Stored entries
──────
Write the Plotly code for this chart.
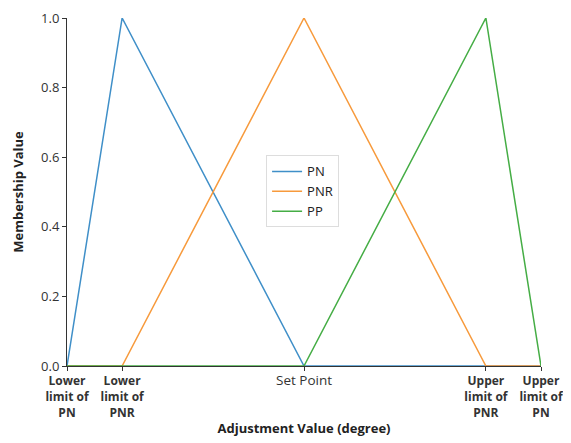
import plotly.graph_objects as go

# Tick positions on the adjustment axis
tick_vals = [-4.3, -3.3, 0.0, 3.3, 4.3]
tick_labels = ["<b>Lower<br>limit of<br>PN</b>", "<b>Lower<br>limit of<br>PNR</b>",
               "<span style='font-size:13.5px'>Set Point</span>",
               "<b>Upper<br>limit of<br>PNR</b>", "<b>Upper<br>limit of<br>PN</b>"]

pn_x = [-4.3, -3.3, 0.0, 4.3]
pn_y = [0, 1, 0, 0]
pnr_x = [-4.3, -3.3, 0.0, 3.3, 4.3]
pnr_y = [0, 0, 1, 0, 0]
pp_x = [-4.3, 0.0, 3.3, 4.3]
pp_y = [0, 0, 1, 0]

colors = {"PN": "#3f8fc8", "PNR": "#f79a3c", "PP": "#45ad45"}

fig = go.Figure()
for name, xs, ys in [("PN", pn_x, pn_y), ("PNR", pnr_x, pnr_y), ("PP", pp_x, pp_y)]:
    fig.add_trace(go.Scatter(x=xs, y=ys, mode="lines", name=name,
                             line=dict(color=colors[name], width=1.5)))

font_family = "Open Sans, Noto Sans, sans-serif"
fig.update_layout(
    width=563, height=435,
    margin=dict(l=59, r=30, t=10, b=77),
    plot_bgcolor="white", paper_bgcolor="white",
    font=dict(family=font_family, size=12, color="#333333"),
    showlegend=True,
    legend=dict(x=0.42, y=0.605, xanchor="left", yanchor="top",
                bordercolor="#dddddd", borderwidth=1, bgcolor="white",
                font=dict(size=13, color="#222222"), tracegroupgap=0),
)
fig.update_xaxes(
    range=[-4.3, 4.3], tickvals=tick_vals, ticktext=tick_labels, automargin=False,
    showline=True, linecolor="#333333", linewidth=1, ticks="outside", ticklen=4,
    tickcolor="#333333", showgrid=False, zeroline=False,
    tickfont=dict(size=12, color="#333333"),
    title=dict(text="<b>Adjustment Value (degree)</b>", font=dict(size=13, color="#222222"), standoff=4),
)
fig.update_yaxes(
    range=[0, 1.0], tickvals=[0, 0.2, 0.4, 0.6, 0.8, 1.0],
    ticktext=["0.0", "0.2", "0.4", "0.6", "0.8", "1.0"], automargin=False,
    showline=True, linecolor="#333333", linewidth=1, ticks="outside", ticklen=4,
    tickcolor="#333333", showgrid=False, zeroline=False,
    tickfont=dict(size=13, color="#333333"),
    title=dict(text="<b>Membership Value</b>", font=dict(size=13, color="#222222"), standoff=14),
)
fig.write_html("out.html")
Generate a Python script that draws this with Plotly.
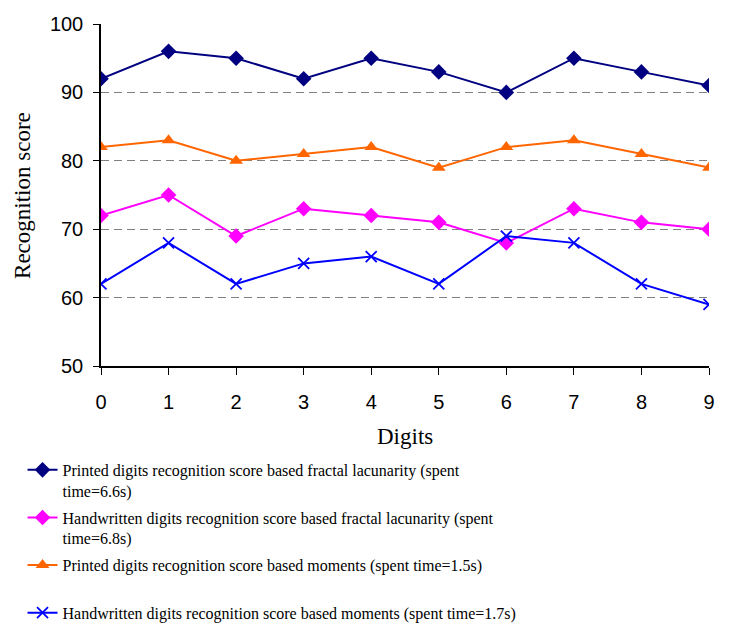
import plotly.graph_objects as go

digits = [0, 1, 2, 3, 4, 5, 6, 7, 8, 9]
printed_fractal = [92, 96, 95, 92, 95, 93, 90, 95, 93, 91]
handwritten_fractal = [72, 75, 69, 73, 72, 71, 68, 73, 71, 70]
printed_moments = [82, 83, 80, 81, 82, 79, 82, 83, 81, 79]
handwritten_moments = [62, 68, 62, 65, 66, 62, 69, 68, 62, 59]

names = [
    "Printed digits recognition score based fractal lacunarity (spent<br>time=6.6s)",
    "Handwritten digits recognition score based fractal lacunarity (spent<br>time=6.8s)",
    "Printed digits recognition score based moments (spent time=1.5s)<br> ",
    "Handwritten digits recognition score based moments (spent time=1.7s)",
]

fig = go.Figure()
fig.add_trace(go.Scatter(x=digits, y=printed_fractal, name=names[0], mode="lines+markers",
                         legendgroup="a",
                         line=dict(color="#000080", width=2),
                         marker=dict(symbol="diamond", size=12, color="#000080")))
fig.add_trace(go.Scatter(x=digits, y=handwritten_fractal, name=names[1], mode="lines+markers",
                         legendgroup="b",
                         line=dict(color="#FF00FF", width=2),
                         marker=dict(symbol="diamond", size=12, color="#FF00FF")))
fig.add_trace(go.Scatter(x=digits, y=printed_moments, name=names[2], mode="lines+markers",
                         legendgroup="c",
                         line=dict(color="#FF6600", width=2),
                         marker=dict(symbol="triangle-up", size=12, color="#FF6600")))
fig.add_trace(go.Scatter(x=digits, y=handwritten_moments, name=names[3], mode="lines+markers",
                         legendgroup="d",
                         line=dict(color="#0000FF", width=2),
                         marker=dict(symbol="x-thin", size=11, color="#0000FF",
                                     line=dict(color="#0000FF", width=1.8))))

fig.update_layout(
    width=751, height=626,
    margin=dict(l=101, r=42, t=24, b=260, autoexpand=False),
    paper_bgcolor="white", plot_bgcolor="white",
    font=dict(family="Liberation Sans", size=20, color="black"),
    showlegend=True,
    legend=dict(
        xref="container", yref="container", x=0.030, y=0.2764,
        xanchor="left", yanchor="top",
        font=dict(family="Liberation Serif", size=16, color="black"),
        valign="top", tracegroupgap=3, itemwidth=30,
        bgcolor="rgba(0,0,0,0)",
    ),
    annotations=[
        dict(text="Recognition score", textangle=-90, xref="paper", yref="paper",
             x=-0.13, y=0.5, xanchor="center", yanchor="middle", showarrow=False,
             font=dict(family="Liberation Serif", size=23, color="black")),
        dict(text="Digits", xref="paper", yref="paper",
             x=0.5, y=-0.207, xanchor="center", yanchor="middle", showarrow=False,
             font=dict(family="Liberation Serif", size=23, color="black")),
    ],
)
fig.update_xaxes(
    range=[0, 9], tickmode="array", tickvals=digits, ticktext=[str(d) for d in digits],
    showline=True, linecolor="black", linewidth=1.5,
    ticks="outside", ticklen=7, tickcolor="black", tickwidth=1,
    showgrid=False, zeroline=False, ticklabelstandoff=10,
    tickfont=dict(family="Liberation Sans", size=20),
)
fig.update_yaxes(
    range=[50, 100], tickvals=[50, 60, 70, 80, 90, 100],
    showline=True, linecolor="black", linewidth=1.5,
    ticks="outside", ticklen=6, tickcolor="black", tickwidth=1,
    showgrid=True, gridcolor="#808080", gridwidth=1, griddash="8px,5px",
    zeroline=False, ticklabelstandoff=6,
    tickfont=dict(family="Liberation Sans", size=20),
)

fig.write_html("out.html")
──────
Given instruction
All records above are to be printed exactly, minus the pictures they contain.

Task response
Write the Plotly code for this chart.
import plotly.graph_objects as go

# Tick positions on the adjustment axis
tick_vals = [-4.3, -3.3, 0.0, 3.3, 4.3]
tick_labels = ["<b>Lower<br>limit of<br>PN</b>", "<b>Lower<br>limit of<br>PNR</b>",
               "<span style='font-size:13.5px'>Set Point</span>",
               "<b>Upper<br>limit of<br>PNR</b>", "<b>Upper<br>limit of<br>PN</b>"]

pn_x = [-4.3, -3.3, 0.0, 4.3]
pn_y = [0, 1, 0, 0]
pnr_x = [-4.3, -3.3, 0.0, 3.3, 4.3]
pnr_y = [0, 0, 1, 0, 0]
pp_x = [-4.3, 0.0, 3.3, 4.3]
pp_y = [0, 0, 1, 0]

colors = {"PN": "#3f8fc8", "PNR": "#f79a3c", "PP": "#45ad45"}

fig = go.Figure()
for name, xs, ys in [("PN", pn_x, pn_y), ("PNR", pnr_x, pnr_y), ("PP", pp_x, pp_y)]:
    fig.add_trace(go.Scatter(x=xs, y=ys, mode="lines", name=name,
                             line=dict(color=colors[name], width=1.5)))

font_family = "Open Sans, Noto Sans, sans-serif"
fig.update_layout(
    width=563, height=435,
    margin=dict(l=59, r=30, t=10, b=77),
    plot_bgcolor="white", paper_bgcolor="white",
    font=dict(family=font_family, size=12, color="#333333"),
    showlegend=True,
    legend=dict(x=0.42, y=0.605, xanchor="left", yanchor="top",
                bordercolor="#dddddd", borderwidth=1, bgcolor="white",
                font=dict(size=13, color="#222222"), tracegroupgap=0),
)
fig.update_xaxes(
    range=[-4.3, 4.3], tickvals=tick_vals, ticktext=tick_labels, automargin=False,
    showline=True, linecolor="#333333", linewidth=1, ticks="outside", ticklen=4,
    tickcolor="#333333", showgrid=False, zeroline=False,
    tickfont=dict(size=12, color="#333333"),
    title=dict(text="<b>Adjustment Value (degree)</b>", font=dict(size=13, color="#222222"), standoff=4),
)
fig.update_yaxes(
    range=[0, 1.0], tickvals=[0, 0.2, 0.4, 0.6, 0.8, 1.0],
    ticktext=["0.0", "0.2", "0.4", "0.6", "0.8", "1.0"], automargin=False,
    showline=True, linecolor="#333333", linewidth=1, ticks="outside", ticklen=4,
    tickcolor="#333333", showgrid=False, zeroline=False,
    tickfont=dict(size=13, color="#333333"),
    title=dict(text="<b>Membership Value</b>", font=dict(size=13, color="#222222"), standoff=14),
)
fig.write_html("out.html")
Generate a Python script that draws this with Plotly.
import plotly.graph_objects as go

digits = [0, 1, 2, 3, 4, 5, 6, 7, 8, 9]
printed_fractal = [92, 96, 95, 92, 95, 93, 90, 95, 93, 91]
handwritten_fractal = [72, 75, 69, 73, 72, 71, 68, 73, 71, 70]
printed_moments = [82, 83, 80, 81, 82, 79, 82, 83, 81, 79]
handwritten_moments = [62, 68, 62, 65, 66, 62, 69, 68, 62, 59]

names = [
    "Printed digits recognition score based fractal lacunarity (spent<br>time=6.6s)",
    "Handwritten digits recognition score based fractal lacunarity (spent<br>time=6.8s)",
    "Printed digits recognition score based moments (spent time=1.5s)<br> ",
    "Handwritten digits recognition score based moments (spent time=1.7s)",
]

fig = go.Figure()
fig.add_trace(go.Scatter(x=digits, y=printed_fractal, name=names[0], mode="lines+markers",
                         legendgroup="a",
                         line=dict(color="#000080", width=2),
                         marker=dict(symbol="diamond", size=12, color="#000080")))
fig.add_trace(go.Scatter(x=digits, y=handwritten_fractal, name=names[1], mode="lines+markers",
                         legendgroup="b",
                         line=dict(color="#FF00FF", width=2),
                         marker=dict(symbol="diamond", size=12, color="#FF00FF")))
fig.add_trace(go.Scatter(x=digits, y=printed_moments, name=names[2], mode="lines+markers",
                         legendgroup="c",
                         line=dict(color="#FF6600", width=2),
                         marker=dict(symbol="triangle-up", size=12, color="#FF6600")))
fig.add_trace(go.Scatter(x=digits, y=handwritten_moments, name=names[3], mode="lines+markers",
                         legendgroup="d",
                         line=dict(color="#0000FF", width=2),
                         marker=dict(symbol="x-thin", size=11, color="#0000FF",
                                     line=dict(color="#0000FF", width=1.8))))

fig.update_layout(
    width=751, height=626,
    margin=dict(l=101, r=42, t=24, b=260, autoexpand=False),
    paper_bgcolor="white", plot_bgcolor="white",
    font=dict(family="Liberation Sans", size=20, color="black"),
    showlegend=True,
    legend=dict(
        xref="container", yref="container", x=0.030, y=0.2764,
        xanchor="left", yanchor="top",
        font=dict(family="Liberation Serif", size=16, color="black"),
        valign="top", tracegroupgap=3, itemwidth=30,
        bgcolor="rgba(0,0,0,0)",
    ),
    annotations=[
        dict(text="Recognition score", textangle=-90, xref="paper", yref="paper",
             x=-0.13, y=0.5, xanchor="center", yanchor="middle", showarrow=False,
             font=dict(family="Liberation Serif", size=23, color="black")),
        dict(text="Digits", xref="paper", yref="paper",
             x=0.5, y=-0.207, xanchor="center", yanchor="middle", showarrow=False,
             font=dict(family="Liberation Serif", size=23, color="black")),
    ],
)
fig.update_xaxes(
    range=[0, 9], tickmode="array", tickvals=digits, ticktext=[str(d) for d in digits],
    showline=True, linecolor="black", linewidth=1.5,
    ticks="outside", ticklen=7, tickcolor="black", tickwidth=1,
    showgrid=False, zeroline=False, ticklabelstandoff=10,
    tickfont=dict(family="Liberation Sans", size=20),
)
fig.update_yaxes(
    range=[50, 100], tickvals=[50, 60, 70, 80, 90, 100],
    showline=True, linecolor="black", linewidth=1.5,
    ticks="outside", ticklen=6, tickcolor="black", tickwidth=1,
    showgrid=True, gridcolor="#808080", gridwidth=1, griddash="8px,5px",
    zeroline=False, ticklabelstandoff=6,
    tickfont=dict(family="Liberation Sans", size=20),
)

fig.write_html("out.html")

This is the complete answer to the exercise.